May 19, 2005
Tarantino brings intensity to 'CSI'
By BILL BRIOUX - Toronto Sun


How does a big shot like Quentin Tarantino wind up directing tonight's two-hour season finale of CSI: Crime Scene Investigation (CTV, CBS, 8 p.m.)?

Simple. He asks.

The Kill Bill auteur kept running into the cast and crew at award shows. Said he was a big fan.

One week last January he happened to be in Vegas when a former criminologist by the name of Larry Mitchell -- a consultant on the series -- bumped into him at a food court and invited him out to the set.

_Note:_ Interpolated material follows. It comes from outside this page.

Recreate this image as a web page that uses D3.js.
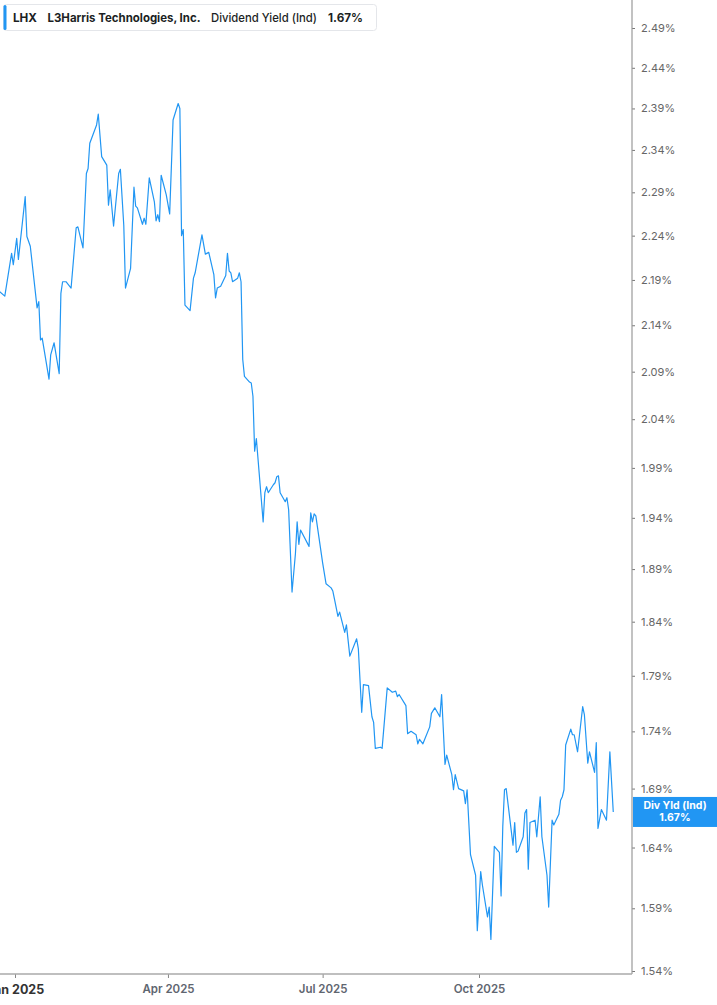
<!DOCTYPE html>
<html>
<head>
<meta charset="utf-8">
<script src="https://cdn.jsdelivr.net/npm/d3@7"></script>
<style>
  html, body { margin: 0; padding: 0; background: #fff; }
  svg { display: block; font-family: Inter, "Noto Sans", sans-serif; }
</style>
</head>
<body>
<svg id="chart" width="717" height="1005"></svg>
<script>
// LHX dividend yield (Ind), %
const dates = [
  "2024-12-23","2024-12-26","2024-12-30","2024-12-31","2025-01-02","2025-01-03","2025-01-07","2025-01-08",
  "2025-01-10","2025-01-14","2025-01-15","2025-01-16","2025-01-17","2025-01-21","2025-01-22","2025-01-24",
  "2025-01-27","2025-01-28","2025-01-29","2025-01-31","2025-02-03","2025-02-06","2025-02-07","2025-02-10",
  "2025-02-12","2025-02-13","2025-02-14","2025-02-18","2025-02-19","2025-02-21","2025-02-24","2025-02-25",
  "2025-02-26","2025-02-28","2025-03-03","2025-03-04","2025-03-06","2025-03-07","2025-03-10","2025-03-12",
  "2025-03-13","2025-03-14","2025-03-17","2025-03-18","2025-03-19","2025-03-21","2025-03-24","2025-03-25",
  "2025-03-26","2025-03-27","2025-03-28","2025-03-31","2025-04-02","2025-04-04","2025-04-07","2025-04-08",
  "2025-04-09","2025-04-10","2025-04-11","2025-04-14","2025-04-16","2025-04-17","2025-04-21","2025-04-23",
  "2025-04-25","2025-04-28","2025-04-29","2025-04-30","2025-05-02","2025-05-05","2025-05-06","2025-05-07",
  "2025-05-08","2025-05-09","2025-05-12","2025-05-13","2025-05-14","2025-05-15","2025-05-16","2025-05-19",
  "2025-05-20","2025-05-21","2025-05-22","2025-05-23","2025-05-27","2025-05-28","2025-05-29","2025-05-30",
  "2025-06-02","2025-06-03","2025-06-04","2025-06-05","2025-06-06","2025-06-09","2025-06-10","2025-06-11",
  "2025-06-13","2025-06-15","2025-06-16","2025-06-17","2025-06-18","2025-06-23","2025-06-24","2025-06-25",
  "2025-06-26","2025-06-27","2025-07-01","2025-07-03","2025-07-06","2025-07-07","2025-07-08","2025-07-10",
  "2025-07-11","2025-07-14","2025-07-15","2025-07-17","2025-07-21","2025-07-22","2025-07-24","2025-07-25",
  "2025-07-28","2025-07-30","2025-07-31","2025-08-01","2025-08-04","2025-08-05","2025-08-08","2025-08-11",
  "2025-08-13","2025-08-14","2025-08-15","2025-08-19","2025-08-20","2025-08-22","2025-08-25","2025-08-26",
  "2025-08-27","2025-08-29","2025-09-02","2025-09-03","2025-09-05","2025-09-08","2025-09-09","2025-09-11",
  "2025-09-12","2025-09-15","2025-09-16","2025-09-17","2025-09-19","2025-09-22","2025-09-23","2025-09-24",
  "2025-09-26","2025-09-29","2025-09-30","2025-10-02","2025-10-03","2025-10-06","2025-10-07","2025-10-08",
  "2025-10-10","2025-10-13","2025-10-14","2025-10-15","2025-10-16","2025-10-17","2025-10-21","2025-10-22",
  "2025-10-23","2025-10-24","2025-10-27","2025-10-28","2025-10-29","2025-10-30","2025-10-31","2025-11-03",
  "2025-11-04","2025-11-06","2025-11-07","2025-11-10","2025-11-11","2025-11-13","2025-11-14","2025-11-17",
  "2025-11-18","2025-11-19","2025-11-20","2025-11-21","2025-11-24","2025-11-25","2025-11-26","2025-11-28",
  "2025-12-01","2025-12-02","2025-12-04","2025-12-05","2025-12-08","2025-12-09","2025-12-10","2025-12-12",
  "2025-12-15","2025-12-17","2025-12-19"
];

const yields = [
  2.177,2.172,2.220,2.207,2.237,2.213,2.285,2.239,
  2.228,2.159,2.166,2.124,2.126,2.082,2.108,2.121,
  2.088,2.175,2.188,2.188,2.181,2.249,2.250,2.226,
  2.312,2.318,2.348,2.370,2.383,2.332,2.322,2.275,
  2.293,2.251,2.312,2.317,2.252,2.181,2.203,2.296,
  2.274,2.272,2.253,2.260,2.253,2.307,2.279,2.257,
  2.264,2.256,2.310,2.287,2.265,2.376,2.396,2.390,
  2.240,2.247,2.162,2.156,2.192,2.198,2.241,2.219,
  2.221,2.196,2.170,2.181,2.183,2.195,2.220,2.200,
  2.198,2.188,2.192,2.198,2.188,2.103,2.085,2.079,
  2.078,2.064,2.007,2.020,1.936,1.965,1.971,1.965,
  1.973,1.975,1.981,1.982,1.965,1.956,1.960,1.948,
  1.868,1.905,1.936,1.914,1.928,1.912,1.945,1.936,
  1.944,1.942,1.896,1.876,1.872,1.869,1.861,1.845,
  1.849,1.830,1.837,1.808,1.824,1.815,1.757,1.782,
  1.781,1.753,1.748,1.725,1.726,1.725,1.779,1.775,
  1.776,1.771,1.773,1.763,1.738,1.740,1.737,1.729,
  1.733,1.729,1.744,1.756,1.761,1.753,1.773,1.711,
  1.719,1.702,1.689,1.702,1.690,1.688,1.677,1.689,
  1.634,1.617,1.572,1.620,1.609,1.583,1.591,1.565,
  1.641,1.636,1.600,1.658,1.689,1.690,1.642,1.661,
  1.636,1.637,1.649,1.669,1.672,1.622,1.661,1.663,
  1.649,1.683,1.649,1.617,1.591,1.663,1.659,1.668,
  1.680,1.683,1.689,1.728,1.742,1.737,1.737,1.722,
  1.762,1.755,1.712,1.722,1.704,1.730,1.656,1.672,
  1.663,1.722,1.670
];

const yTicks = [1.54,1.59,1.64,1.69,1.74,1.79,1.84,1.89,1.94,1.99,2.04,2.09,2.14,2.19,2.24,2.29,2.34,2.39,2.44,2.49];
const xTicks = ["2025-01-01","2025-04-01","2025-07-01","2025-10-01"];

const ticker = "LHX";
const company = "L3Harris Technologies, Inc.";
const seriesName = "Dividend Yield (Ind)";
const badgeName = "Div Yld (Ind)";

const parse = d3.timeParse("%Y-%m-%d");
const data = dates.map((d, i) => ({ date: parse(d), value: yields[i] }));
const last = data[data.length - 1];

const svg = d3.select("#chart");
const plotRight = 632;
const plotBottom = 974;
const blue = "#2196f3";

// x: calibrate on two quarter ticks, then widen to the plot edges
const x = d3.scaleTime()
  .domain([parse(xTicks[0]), parse(xTicks[3])])
  .range([15, 479]);
x.domain([x.invert(0), x.invert(plotRight)]).range([0, plotRight]);

// y: log scale, calibrated on the outer ticks
const y = d3.scaleLog()
  .domain([yTicks[yTicks.length - 1], yTicks[0]])
  .range([28, 971]);
y.domain([y.invert(plotBottom), y.invert(0)]).range([plotBottom, 0]);

svg.append("defs").append("clipPath").attr("id", "clip")
  .append("rect").attr("x", 0).attr("y", 0).attr("width", plotRight).attr("height", plotBottom);

// line
svg.append("path")
  .datum(data)
  .attr("clip-path", "url(#clip)")
  .attr("fill", "none")
  .attr("stroke", blue)
  .attr("stroke-width", 1.2)
  .attr("stroke-linejoin", "round")
  .attr("d", d3.line().x(d => x(d.date)).y(d => y(d.value)));

// right axis
const yAxis = svg.append("g")
  .attr("transform", `translate(${plotRight},0)`)
  .call(d3.axisRight(y).tickValues(yTicks).tickSize(3).tickPadding(6)
    .tickFormat(d => d3.format(".2f")(d) + "%"));
yAxis.select(".domain").remove();
yAxis.selectAll(".tick line").attr("stroke", "#777");
yAxis.selectAll(".tick text")
  .attr("fill", "#666")
  .style("font-size", "11px")
  .style("font-family", "Inter, sans-serif");

svg.append("line")
  .attr("x1", plotRight).attr("x2", plotRight)
  .attr("y1", 0).attr("y2", plotBottom)
  .attr("stroke", "#999").attr("stroke-width", 1.2);

// bottom axis
const monthFmt = d3.timeFormat("%b %Y");
const xAxis = svg.append("g")
  .attr("transform", `translate(0,${plotBottom})`)
  .call(d3.axisBottom(x).tickValues(xTicks.map(parse)).tickSize(4).tickPadding(7)
    .tickFormat(monthFmt));
xAxis.select(".domain").remove();
xAxis.selectAll(".tick line").attr("stroke", "#888");
xAxis.selectAll(".tick text")
  .attr("fill", d => d.getMonth() === 0 ? "#333" : "#5f6670")
  .style("font-size", d => d.getMonth() === 0 ? "12.5px" : "11.5px")
  .style("font-weight", d => d.getMonth() === 0 ? 700 : 600)
  .style("font-family", "Inter, sans-serif");

svg.append("line")
  .attr("x1", 0).attr("x2", plotRight)
  .attr("y1", plotBottom).attr("y2", plotBottom)
  .attr("stroke", "#aaa").attr("stroke-width", 1.5);

// last value badge
const by = y(last.value);
const badge = svg.append("g");
badge.append("rect")
  .attr("x", plotRight + 1).attr("y", by - 15)
  .attr("width", 717 - plotRight - 1).attr("height", 30)
  .attr("fill", blue);
badge.append("text")
  .attr("x", 675).attr("y", by - 2.5)
  .attr("text-anchor", "middle")
  .attr("fill", "#fff")
  .style("font-size", "10.5px").style("font-weight", 700)
  .text(badgeName);
badge.append("text")
  .attr("x", 675).attr("y", by + 9.5)
  .attr("text-anchor", "middle")
  .attr("fill", "#fff")
  .style("font-size", "10.5px").style("font-weight", 700)
  .text(d3.format(".2f")(last.value) + "%");

// legend
const legend = svg.append("g");
legend.append("rect")
  .attr("x", 3.5).attr("y", 4.5).attr("width", 373).attr("height", 26)
  .attr("rx", 3).attr("fill", "#fff").attr("stroke", "#e4e6ea");
legend.append("rect")
  .attr("x", 3.5).attr("y", 5).attr("width", 3).attr("height", 25)
  .attr("rx", 1.5).attr("fill", blue);
const legendParts = [
  { text: ticker, x: 13, w: 24, weight: 700 },
  { text: company, x: 47.5, w: 153, weight: 700 },
  { text: seriesName, x: 211, w: 106, weight: 500 },
  { text: d3.format(".2f")(last.value) + "%", x: 328, w: 35, weight: 700 }
];
legend.selectAll("text.part")
  .data(legendParts)
  .join("text")
  .attr("class", "part")
  .attr("x", d => d.x)
  .attr("y", 21.5)
  .attr("fill", "#1c1f24")
  .attr("textLength", d => d.w)
  .attr("lengthAdjust", "spacingAndGlyphs")
  .style("font-size", "12px")
  .style("font-weight", d => d.weight)
  .text(d => d.text);
</script>
</body>
</html>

Mitchell had no idea who Tarantino was.

Series lead William Petersen (Gil Grissom) knew the dude. So did creator Anthony Zuiker. When Tarantino mentioned he had a little idea for the show, well, before you could say "royale with cheese," the deal was done.

The result is a chilling, creepy, disturbing, intense, funny, dark, sick, twisted, perfect episode of TV's No. 1 drama. (SPOILER ALERT -- some details from tonight's show follow).

Grave Danger (nice title) begins at a too-quiet crime scene. Suddenly, one of Grissom's team is abducted, sedated and buried alive in a Plexiglas coffin (if you've caught any of the promo clips this week you probably already know who it is. Suffice to say one of the two actors who nearly got fired a year back in a salary dispute earns their paycheque tonight.)

The abductor has evidently seen several Tarantino movies. He leaves classic yet obscure '60s music behind as a clue. He speaks in short, punchy, smart-alecky sentences. He isn't afraid to spill his guts, all over the screen.

He also leaves a computer link that leads to a coffin-cam website transmission of the victim's plight. Grissom and crew stand in horror as they helplessly watch their colleague consumed by fear inside the see-through crypt. There's a time limit before the air cuts out. There's a loaded gun and a tape recorder in the coffin. And, as the computer link keeps telling the forensic cop crew, "YOU CAN ONLY WATCH."

The intensity of the situation was evidently too much for Frank Gorshin. The former Batman villain, who died yesterday at 72, has a juicy cameo about halfway through tonight's finale. (See story below). He's in a Vegas lounge reminiscing with Tony Curtis, barely recognizable under 14 pounds of fake hair.

"I'm telling you, you couldn't beat this town in the '70s," he says in a rare line of dialogue actually in the original script.

Better quips were evidently ad-libbed. "Me, dress up in drag?" Curtis says at one point to Gorshin. "Who do you think you're talking to -- Jack Lemmon?" Gorshin even breaks into one last blast of Jack Nicholson and Ed Sullivan, God rest his riddle-me-this soul.

Other stars from the '70s, including former Bond girl Lois Chiles and black belt action star John Saxon, get face time in short but key roles.

Besides the usual Tarantino time shifting, there are plenty of twists, shocks and gross humour, including a chainsaw gag in the morgue. Scenes shift from sweet tributes to Roy Rogers to splattered doggie entrails. As usual, you'll want to eat at least three hours before diving into this show.

Don't let that put you off. Tarantino has crafted a brilliant study in crime, character and courage. TV at its best.